BEGIN Records supplied
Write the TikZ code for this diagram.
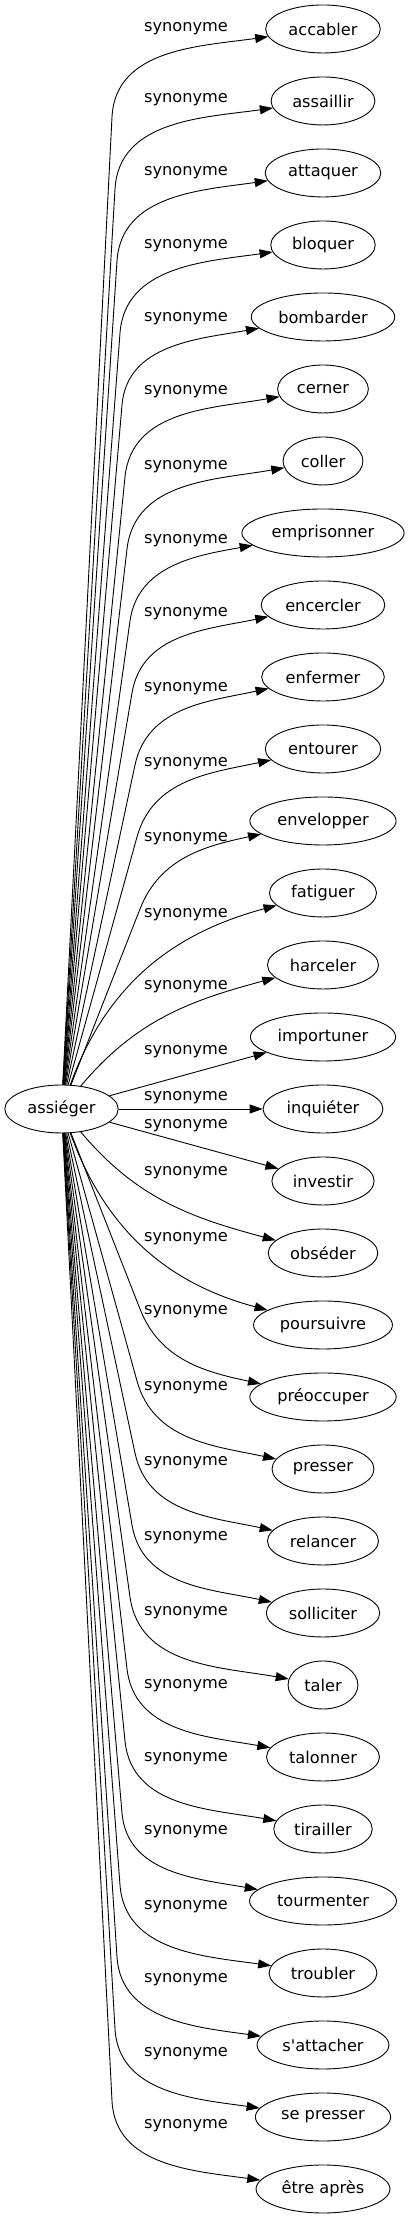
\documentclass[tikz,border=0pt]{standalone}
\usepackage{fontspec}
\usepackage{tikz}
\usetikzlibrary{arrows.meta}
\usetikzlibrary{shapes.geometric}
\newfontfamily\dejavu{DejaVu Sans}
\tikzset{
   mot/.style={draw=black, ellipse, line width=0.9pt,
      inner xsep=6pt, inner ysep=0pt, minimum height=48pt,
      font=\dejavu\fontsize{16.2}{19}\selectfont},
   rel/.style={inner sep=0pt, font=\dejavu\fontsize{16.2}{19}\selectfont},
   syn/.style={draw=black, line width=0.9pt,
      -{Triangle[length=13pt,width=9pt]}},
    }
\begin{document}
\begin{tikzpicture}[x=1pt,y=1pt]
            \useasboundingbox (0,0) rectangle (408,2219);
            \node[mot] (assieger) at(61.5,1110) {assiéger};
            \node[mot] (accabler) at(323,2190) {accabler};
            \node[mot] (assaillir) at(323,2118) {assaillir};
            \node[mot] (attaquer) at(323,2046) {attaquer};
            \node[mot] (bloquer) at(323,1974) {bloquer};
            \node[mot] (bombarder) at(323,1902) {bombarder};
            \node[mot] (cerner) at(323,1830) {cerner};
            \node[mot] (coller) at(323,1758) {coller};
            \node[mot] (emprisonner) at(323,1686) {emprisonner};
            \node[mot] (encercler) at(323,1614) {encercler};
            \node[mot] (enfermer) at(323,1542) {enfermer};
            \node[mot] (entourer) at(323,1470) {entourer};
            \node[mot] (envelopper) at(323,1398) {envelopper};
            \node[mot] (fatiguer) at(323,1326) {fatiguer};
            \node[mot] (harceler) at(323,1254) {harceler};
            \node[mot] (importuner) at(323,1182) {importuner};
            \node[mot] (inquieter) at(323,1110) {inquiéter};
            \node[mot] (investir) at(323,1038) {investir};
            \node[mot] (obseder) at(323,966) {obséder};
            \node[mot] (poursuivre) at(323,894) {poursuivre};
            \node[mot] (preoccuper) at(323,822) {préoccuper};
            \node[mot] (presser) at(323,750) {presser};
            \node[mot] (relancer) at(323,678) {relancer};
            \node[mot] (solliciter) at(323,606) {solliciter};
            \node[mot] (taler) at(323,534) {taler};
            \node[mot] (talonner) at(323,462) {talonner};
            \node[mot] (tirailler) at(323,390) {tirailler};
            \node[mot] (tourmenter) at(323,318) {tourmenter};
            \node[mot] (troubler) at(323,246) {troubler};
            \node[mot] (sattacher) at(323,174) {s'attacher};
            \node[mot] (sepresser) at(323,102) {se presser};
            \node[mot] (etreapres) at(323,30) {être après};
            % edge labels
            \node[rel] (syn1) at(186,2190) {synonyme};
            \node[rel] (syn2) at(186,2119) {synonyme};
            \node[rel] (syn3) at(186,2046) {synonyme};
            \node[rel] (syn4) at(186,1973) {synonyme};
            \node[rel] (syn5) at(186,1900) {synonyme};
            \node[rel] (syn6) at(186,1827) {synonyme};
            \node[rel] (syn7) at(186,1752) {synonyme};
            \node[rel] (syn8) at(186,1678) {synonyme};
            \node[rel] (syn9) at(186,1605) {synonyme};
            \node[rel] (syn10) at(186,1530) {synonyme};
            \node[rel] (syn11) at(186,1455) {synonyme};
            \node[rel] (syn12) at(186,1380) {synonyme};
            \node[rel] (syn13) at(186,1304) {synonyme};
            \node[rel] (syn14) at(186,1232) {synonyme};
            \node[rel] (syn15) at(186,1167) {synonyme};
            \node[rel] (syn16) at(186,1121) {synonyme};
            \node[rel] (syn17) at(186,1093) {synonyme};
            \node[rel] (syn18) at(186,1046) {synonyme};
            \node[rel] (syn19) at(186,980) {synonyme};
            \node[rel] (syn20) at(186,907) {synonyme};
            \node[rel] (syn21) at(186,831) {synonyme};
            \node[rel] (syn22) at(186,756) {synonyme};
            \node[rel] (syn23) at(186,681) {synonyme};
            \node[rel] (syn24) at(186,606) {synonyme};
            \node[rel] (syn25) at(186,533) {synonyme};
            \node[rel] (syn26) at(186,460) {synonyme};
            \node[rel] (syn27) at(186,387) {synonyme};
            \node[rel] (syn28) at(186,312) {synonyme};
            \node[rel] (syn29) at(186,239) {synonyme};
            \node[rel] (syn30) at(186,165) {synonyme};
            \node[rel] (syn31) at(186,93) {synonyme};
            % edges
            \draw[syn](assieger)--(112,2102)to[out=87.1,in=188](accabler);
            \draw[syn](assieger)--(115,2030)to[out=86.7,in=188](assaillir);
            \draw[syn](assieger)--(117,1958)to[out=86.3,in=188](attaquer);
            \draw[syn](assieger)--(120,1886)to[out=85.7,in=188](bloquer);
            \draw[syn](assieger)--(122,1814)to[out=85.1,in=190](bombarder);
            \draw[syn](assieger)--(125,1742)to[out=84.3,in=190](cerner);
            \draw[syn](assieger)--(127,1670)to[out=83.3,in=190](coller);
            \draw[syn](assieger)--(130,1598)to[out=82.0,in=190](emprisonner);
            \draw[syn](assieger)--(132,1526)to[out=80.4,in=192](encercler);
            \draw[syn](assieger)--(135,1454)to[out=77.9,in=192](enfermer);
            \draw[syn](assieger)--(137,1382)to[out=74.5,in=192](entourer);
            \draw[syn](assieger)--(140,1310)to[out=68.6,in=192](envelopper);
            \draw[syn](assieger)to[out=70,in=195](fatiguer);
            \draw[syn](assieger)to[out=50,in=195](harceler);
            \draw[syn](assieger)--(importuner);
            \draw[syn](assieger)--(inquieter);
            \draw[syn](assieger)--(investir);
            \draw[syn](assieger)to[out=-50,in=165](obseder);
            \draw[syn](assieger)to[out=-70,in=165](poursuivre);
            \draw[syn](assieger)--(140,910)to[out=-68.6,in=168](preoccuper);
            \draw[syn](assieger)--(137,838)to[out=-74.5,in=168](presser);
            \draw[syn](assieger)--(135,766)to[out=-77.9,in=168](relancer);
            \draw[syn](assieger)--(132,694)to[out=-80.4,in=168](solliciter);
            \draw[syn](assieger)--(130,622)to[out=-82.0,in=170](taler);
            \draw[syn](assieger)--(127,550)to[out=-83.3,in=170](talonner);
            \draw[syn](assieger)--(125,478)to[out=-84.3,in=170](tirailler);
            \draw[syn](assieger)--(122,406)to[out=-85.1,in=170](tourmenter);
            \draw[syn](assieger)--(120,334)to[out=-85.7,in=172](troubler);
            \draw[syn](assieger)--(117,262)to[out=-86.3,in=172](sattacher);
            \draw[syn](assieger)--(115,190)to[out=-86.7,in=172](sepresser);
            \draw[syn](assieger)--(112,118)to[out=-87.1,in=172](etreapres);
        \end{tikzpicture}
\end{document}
END Records supplied
BEGIN Records supplied
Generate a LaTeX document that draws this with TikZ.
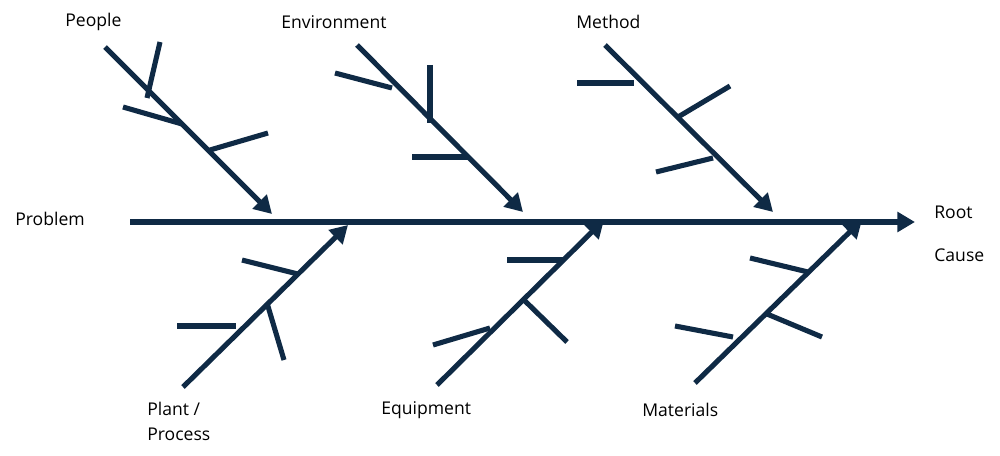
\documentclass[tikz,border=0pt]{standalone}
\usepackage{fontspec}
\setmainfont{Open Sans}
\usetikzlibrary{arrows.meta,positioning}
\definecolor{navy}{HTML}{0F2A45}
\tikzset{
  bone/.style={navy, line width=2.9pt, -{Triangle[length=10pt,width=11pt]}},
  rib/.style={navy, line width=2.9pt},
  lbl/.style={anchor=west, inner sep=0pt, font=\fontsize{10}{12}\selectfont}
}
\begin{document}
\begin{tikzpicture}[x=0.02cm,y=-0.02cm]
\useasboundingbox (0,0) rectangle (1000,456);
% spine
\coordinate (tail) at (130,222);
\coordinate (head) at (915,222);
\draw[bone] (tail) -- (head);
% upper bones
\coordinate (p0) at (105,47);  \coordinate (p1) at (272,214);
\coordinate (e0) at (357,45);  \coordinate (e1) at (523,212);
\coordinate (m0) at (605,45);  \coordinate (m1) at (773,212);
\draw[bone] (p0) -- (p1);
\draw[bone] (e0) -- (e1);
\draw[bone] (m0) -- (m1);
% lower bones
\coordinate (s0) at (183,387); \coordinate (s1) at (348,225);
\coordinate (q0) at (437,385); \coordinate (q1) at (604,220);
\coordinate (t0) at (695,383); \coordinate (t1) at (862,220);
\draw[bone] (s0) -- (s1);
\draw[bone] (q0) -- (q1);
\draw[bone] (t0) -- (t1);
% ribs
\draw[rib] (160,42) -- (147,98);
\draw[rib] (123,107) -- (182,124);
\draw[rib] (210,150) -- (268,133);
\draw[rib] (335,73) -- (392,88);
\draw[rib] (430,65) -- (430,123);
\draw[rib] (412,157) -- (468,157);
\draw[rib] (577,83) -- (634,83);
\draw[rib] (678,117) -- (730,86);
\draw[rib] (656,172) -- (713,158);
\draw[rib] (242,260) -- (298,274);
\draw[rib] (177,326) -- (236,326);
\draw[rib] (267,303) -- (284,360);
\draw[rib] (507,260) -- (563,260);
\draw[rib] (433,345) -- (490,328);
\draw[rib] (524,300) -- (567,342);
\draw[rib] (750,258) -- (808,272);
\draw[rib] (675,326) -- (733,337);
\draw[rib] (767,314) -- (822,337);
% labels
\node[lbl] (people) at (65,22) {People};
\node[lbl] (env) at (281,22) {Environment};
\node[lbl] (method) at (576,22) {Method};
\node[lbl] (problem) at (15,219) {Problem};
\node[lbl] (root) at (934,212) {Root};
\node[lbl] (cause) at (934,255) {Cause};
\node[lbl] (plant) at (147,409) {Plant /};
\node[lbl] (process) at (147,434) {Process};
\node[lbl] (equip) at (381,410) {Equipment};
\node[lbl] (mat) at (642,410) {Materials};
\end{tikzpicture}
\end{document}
END Records supplied
Problem to solve: Working from the listing above, pick out every line that has "this" and copy it.

Task solution:
Write the TikZ code for this diagram.
Generate a LaTeX document that draws this with TikZ.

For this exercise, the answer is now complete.